Your instructions: Exactly repeat the material, dropping every picture from the copy.

□ □ □ □ □ □ □

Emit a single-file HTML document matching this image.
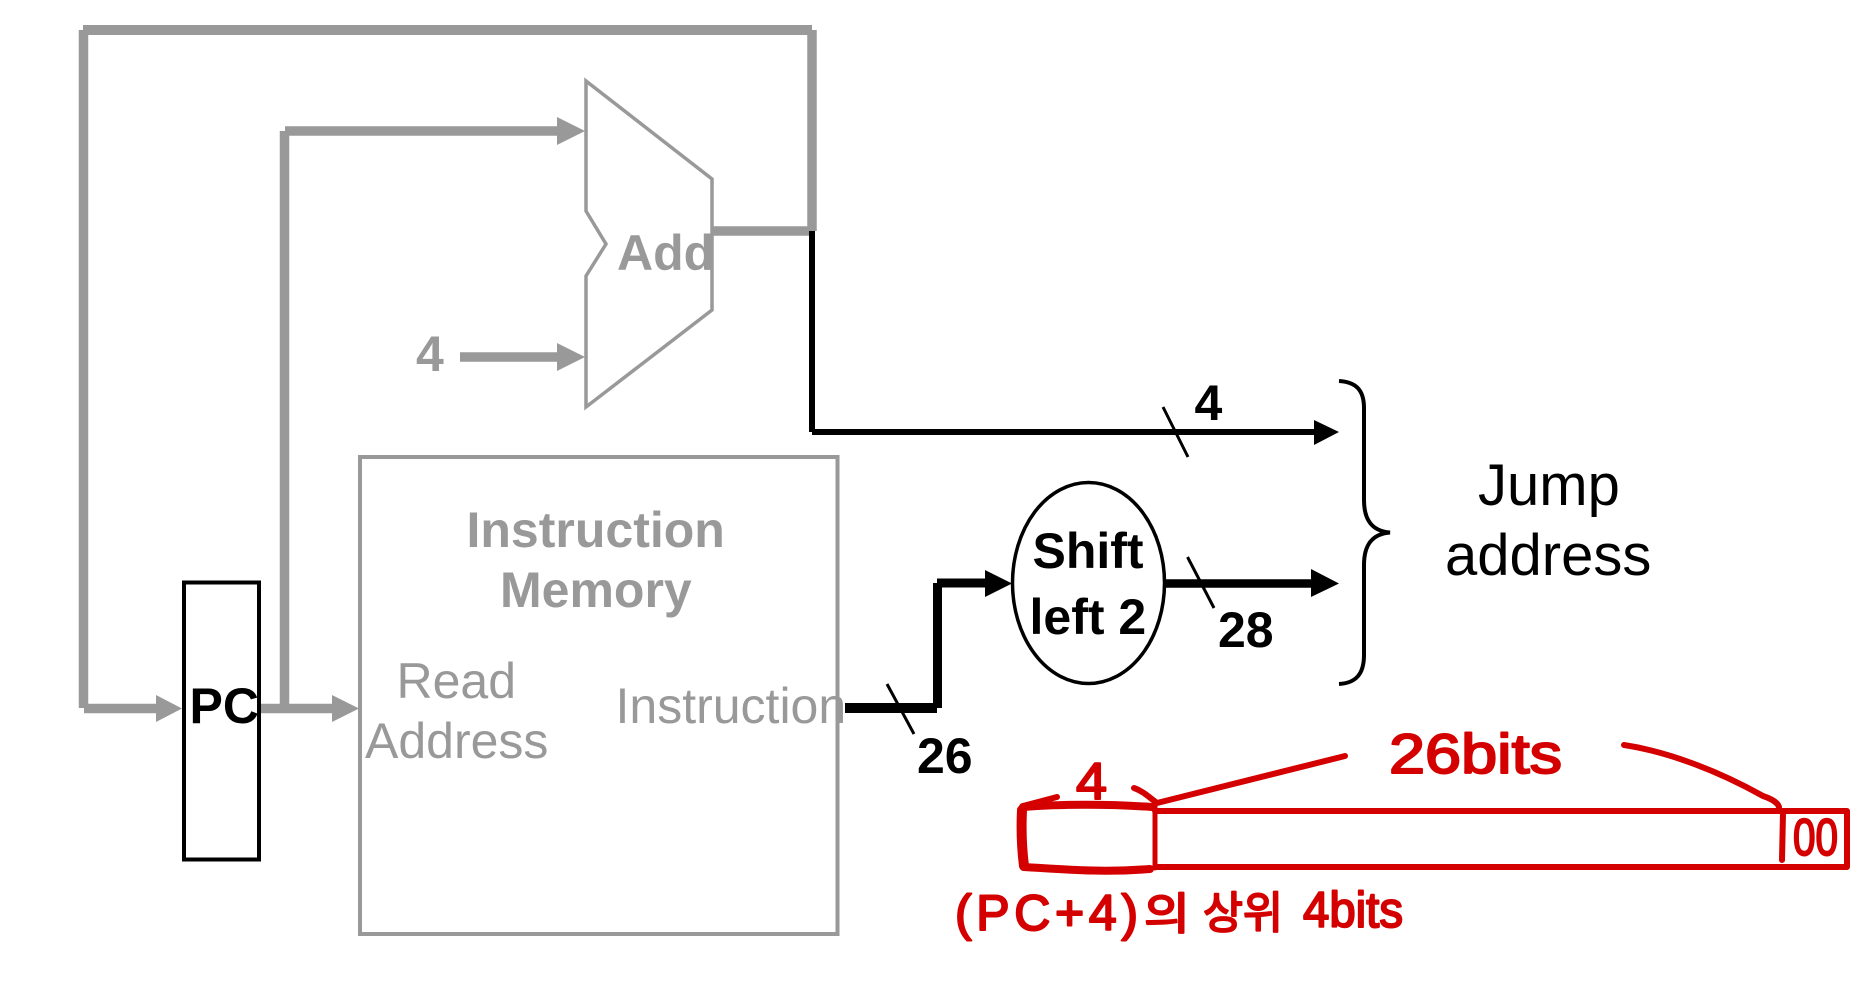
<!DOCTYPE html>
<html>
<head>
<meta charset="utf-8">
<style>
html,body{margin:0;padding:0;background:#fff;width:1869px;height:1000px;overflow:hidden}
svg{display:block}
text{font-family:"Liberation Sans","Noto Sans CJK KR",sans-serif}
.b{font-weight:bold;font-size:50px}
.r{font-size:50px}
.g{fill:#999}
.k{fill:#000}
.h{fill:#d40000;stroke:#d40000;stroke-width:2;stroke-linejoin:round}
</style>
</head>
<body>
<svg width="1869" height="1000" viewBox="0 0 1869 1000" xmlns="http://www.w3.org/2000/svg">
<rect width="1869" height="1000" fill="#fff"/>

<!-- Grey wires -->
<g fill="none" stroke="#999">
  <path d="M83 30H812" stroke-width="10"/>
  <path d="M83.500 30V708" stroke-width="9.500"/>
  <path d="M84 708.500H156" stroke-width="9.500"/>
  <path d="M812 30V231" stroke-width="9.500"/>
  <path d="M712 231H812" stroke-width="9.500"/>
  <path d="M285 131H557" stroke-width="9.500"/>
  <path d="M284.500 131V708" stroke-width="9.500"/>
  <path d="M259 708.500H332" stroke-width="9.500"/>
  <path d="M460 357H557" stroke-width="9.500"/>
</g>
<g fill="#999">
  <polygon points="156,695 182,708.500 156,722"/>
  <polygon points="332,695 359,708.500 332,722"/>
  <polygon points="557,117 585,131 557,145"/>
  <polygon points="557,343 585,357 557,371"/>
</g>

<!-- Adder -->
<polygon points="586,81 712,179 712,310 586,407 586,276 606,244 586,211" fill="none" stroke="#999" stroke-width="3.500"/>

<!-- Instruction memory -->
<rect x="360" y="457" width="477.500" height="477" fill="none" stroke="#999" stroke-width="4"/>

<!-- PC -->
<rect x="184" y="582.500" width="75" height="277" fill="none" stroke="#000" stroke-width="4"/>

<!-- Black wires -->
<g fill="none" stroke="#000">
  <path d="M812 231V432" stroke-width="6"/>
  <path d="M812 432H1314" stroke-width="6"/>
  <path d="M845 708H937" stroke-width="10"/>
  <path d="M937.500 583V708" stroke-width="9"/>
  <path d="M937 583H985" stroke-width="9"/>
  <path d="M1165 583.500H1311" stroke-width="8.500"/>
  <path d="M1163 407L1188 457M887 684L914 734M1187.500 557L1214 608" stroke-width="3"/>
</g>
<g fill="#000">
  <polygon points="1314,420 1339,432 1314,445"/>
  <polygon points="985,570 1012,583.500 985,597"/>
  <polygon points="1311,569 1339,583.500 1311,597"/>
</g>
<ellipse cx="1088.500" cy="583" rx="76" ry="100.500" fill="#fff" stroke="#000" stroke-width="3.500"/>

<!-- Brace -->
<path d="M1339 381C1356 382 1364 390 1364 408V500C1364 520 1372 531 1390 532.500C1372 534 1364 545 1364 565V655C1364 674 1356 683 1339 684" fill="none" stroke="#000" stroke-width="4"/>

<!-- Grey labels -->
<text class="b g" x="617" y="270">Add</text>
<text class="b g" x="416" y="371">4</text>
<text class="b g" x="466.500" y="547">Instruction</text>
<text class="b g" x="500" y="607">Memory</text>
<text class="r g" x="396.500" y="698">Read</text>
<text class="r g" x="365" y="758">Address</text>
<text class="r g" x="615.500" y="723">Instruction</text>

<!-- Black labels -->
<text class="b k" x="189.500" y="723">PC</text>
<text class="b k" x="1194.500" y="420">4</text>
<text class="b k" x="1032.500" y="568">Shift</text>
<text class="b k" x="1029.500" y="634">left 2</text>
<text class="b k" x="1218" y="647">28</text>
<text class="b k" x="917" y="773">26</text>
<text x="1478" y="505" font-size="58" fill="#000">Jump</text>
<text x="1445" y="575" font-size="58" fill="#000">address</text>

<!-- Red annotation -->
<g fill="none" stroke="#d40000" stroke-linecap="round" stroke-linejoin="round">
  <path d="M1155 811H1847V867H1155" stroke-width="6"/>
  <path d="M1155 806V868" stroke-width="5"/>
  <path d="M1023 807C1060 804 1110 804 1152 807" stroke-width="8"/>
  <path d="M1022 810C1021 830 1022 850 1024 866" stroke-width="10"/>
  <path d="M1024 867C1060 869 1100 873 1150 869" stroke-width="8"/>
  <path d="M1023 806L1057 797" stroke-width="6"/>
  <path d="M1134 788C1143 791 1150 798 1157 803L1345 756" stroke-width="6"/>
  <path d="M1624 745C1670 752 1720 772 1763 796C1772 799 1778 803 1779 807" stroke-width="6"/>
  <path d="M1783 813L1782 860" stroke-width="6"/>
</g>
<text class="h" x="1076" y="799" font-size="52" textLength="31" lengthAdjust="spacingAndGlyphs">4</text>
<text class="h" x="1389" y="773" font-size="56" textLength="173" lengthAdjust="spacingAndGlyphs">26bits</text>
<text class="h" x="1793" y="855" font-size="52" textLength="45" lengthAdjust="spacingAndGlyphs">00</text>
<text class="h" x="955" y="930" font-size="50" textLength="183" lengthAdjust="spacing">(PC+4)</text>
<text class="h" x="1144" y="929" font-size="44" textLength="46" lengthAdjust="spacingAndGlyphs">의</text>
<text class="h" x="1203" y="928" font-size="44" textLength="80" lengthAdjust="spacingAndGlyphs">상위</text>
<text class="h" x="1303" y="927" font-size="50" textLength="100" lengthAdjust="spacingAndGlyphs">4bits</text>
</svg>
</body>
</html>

□ □ □ □ □ □ □

Result for this task:
Emit a single-file HTML document matching this image.
<!DOCTYPE html>
<html>
<head>
<meta charset="utf-8">
<style>
html,body{margin:0;padding:0;background:#fff;width:1869px;height:1000px;overflow:hidden}
svg{display:block}
text{font-family:"Liberation Sans","Noto Sans CJK KR",sans-serif}
.b{font-weight:bold;font-size:50px}
.r{font-size:50px}
.g{fill:#999}
.k{fill:#000}
.h{fill:#d40000;stroke:#d40000;stroke-width:2;stroke-linejoin:round}
</style>
</head>
<body>
<svg width="1869" height="1000" viewBox="0 0 1869 1000" xmlns="http://www.w3.org/2000/svg">
<rect width="1869" height="1000" fill="#fff"/>

<!-- Grey wires -->
<g fill="none" stroke="#999">
  <path d="M83 30H812" stroke-width="10"/>
  <path d="M83.500 30V708" stroke-width="9.500"/>
  <path d="M84 708.500H156" stroke-width="9.500"/>
  <path d="M812 30V231" stroke-width="9.500"/>
  <path d="M712 231H812" stroke-width="9.500"/>
  <path d="M285 131H557" stroke-width="9.500"/>
  <path d="M284.500 131V708" stroke-width="9.500"/>
  <path d="M259 708.500H332" stroke-width="9.500"/>
  <path d="M460 357H557" stroke-width="9.500"/>
</g>
<g fill="#999">
  <polygon points="156,695 182,708.500 156,722"/>
  <polygon points="332,695 359,708.500 332,722"/>
  <polygon points="557,117 585,131 557,145"/>
  <polygon points="557,343 585,357 557,371"/>
</g>

<!-- Adder -->
<polygon points="586,81 712,179 712,310 586,407 586,276 606,244 586,211" fill="none" stroke="#999" stroke-width="3.500"/>

<!-- Instruction memory -->
<rect x="360" y="457" width="477.500" height="477" fill="none" stroke="#999" stroke-width="4"/>

<!-- PC -->
<rect x="184" y="582.500" width="75" height="277" fill="none" stroke="#000" stroke-width="4"/>

<!-- Black wires -->
<g fill="none" stroke="#000">
  <path d="M812 231V432" stroke-width="6"/>
  <path d="M812 432H1314" stroke-width="6"/>
  <path d="M845 708H937" stroke-width="10"/>
  <path d="M937.500 583V708" stroke-width="9"/>
  <path d="M937 583H985" stroke-width="9"/>
  <path d="M1165 583.500H1311" stroke-width="8.500"/>
  <path d="M1163 407L1188 457M887 684L914 734M1187.500 557L1214 608" stroke-width="3"/>
</g>
<g fill="#000">
  <polygon points="1314,420 1339,432 1314,445"/>
  <polygon points="985,570 1012,583.500 985,597"/>
  <polygon points="1311,569 1339,583.500 1311,597"/>
</g>
<ellipse cx="1088.500" cy="583" rx="76" ry="100.500" fill="#fff" stroke="#000" stroke-width="3.500"/>

<!-- Brace -->
<path d="M1339 381C1356 382 1364 390 1364 408V500C1364 520 1372 531 1390 532.500C1372 534 1364 545 1364 565V655C1364 674 1356 683 1339 684" fill="none" stroke="#000" stroke-width="4"/>

<!-- Grey labels -->
<text class="b g" x="617" y="270">Add</text>
<text class="b g" x="416" y="371">4</text>
<text class="b g" x="466.500" y="547">Instruction</text>
<text class="b g" x="500" y="607">Memory</text>
<text class="r g" x="396.500" y="698">Read</text>
<text class="r g" x="365" y="758">Address</text>
<text class="r g" x="615.500" y="723">Instruction</text>

<!-- Black labels -->
<text class="b k" x="189.500" y="723">PC</text>
<text class="b k" x="1194.500" y="420">4</text>
<text class="b k" x="1032.500" y="568">Shift</text>
<text class="b k" x="1029.500" y="634">left 2</text>
<text class="b k" x="1218" y="647">28</text>
<text class="b k" x="917" y="773">26</text>
<text x="1478" y="505" font-size="58" fill="#000">Jump</text>
<text x="1445" y="575" font-size="58" fill="#000">address</text>

<!-- Red annotation -->
<g fill="none" stroke="#d40000" stroke-linecap="round" stroke-linejoin="round">
  <path d="M1155 811H1847V867H1155" stroke-width="6"/>
  <path d="M1155 806V868" stroke-width="5"/>
  <path d="M1023 807C1060 804 1110 804 1152 807" stroke-width="8"/>
  <path d="M1022 810C1021 830 1022 850 1024 866" stroke-width="10"/>
  <path d="M1024 867C1060 869 1100 873 1150 869" stroke-width="8"/>
  <path d="M1023 806L1057 797" stroke-width="6"/>
  <path d="M1134 788C1143 791 1150 798 1157 803L1345 756" stroke-width="6"/>
  <path d="M1624 745C1670 752 1720 772 1763 796C1772 799 1778 803 1779 807" stroke-width="6"/>
  <path d="M1783 813L1782 860" stroke-width="6"/>
</g>
<text class="h" x="1076" y="799" font-size="52" textLength="31" lengthAdjust="spacingAndGlyphs">4</text>
<text class="h" x="1389" y="773" font-size="56" textLength="173" lengthAdjust="spacingAndGlyphs">26bits</text>
<text class="h" x="1793" y="855" font-size="52" textLength="45" lengthAdjust="spacingAndGlyphs">00</text>
<text class="h" x="955" y="930" font-size="50" textLength="183" lengthAdjust="spacing">(PC+4)</text>
<text class="h" x="1144" y="929" font-size="44" textLength="46" lengthAdjust="spacingAndGlyphs">의</text>
<text class="h" x="1203" y="928" font-size="44" textLength="80" lengthAdjust="spacingAndGlyphs">상위</text>
<text class="h" x="1303" y="927" font-size="50" textLength="100" lengthAdjust="spacingAndGlyphs">4bits</text>
</svg>
</body>
</html>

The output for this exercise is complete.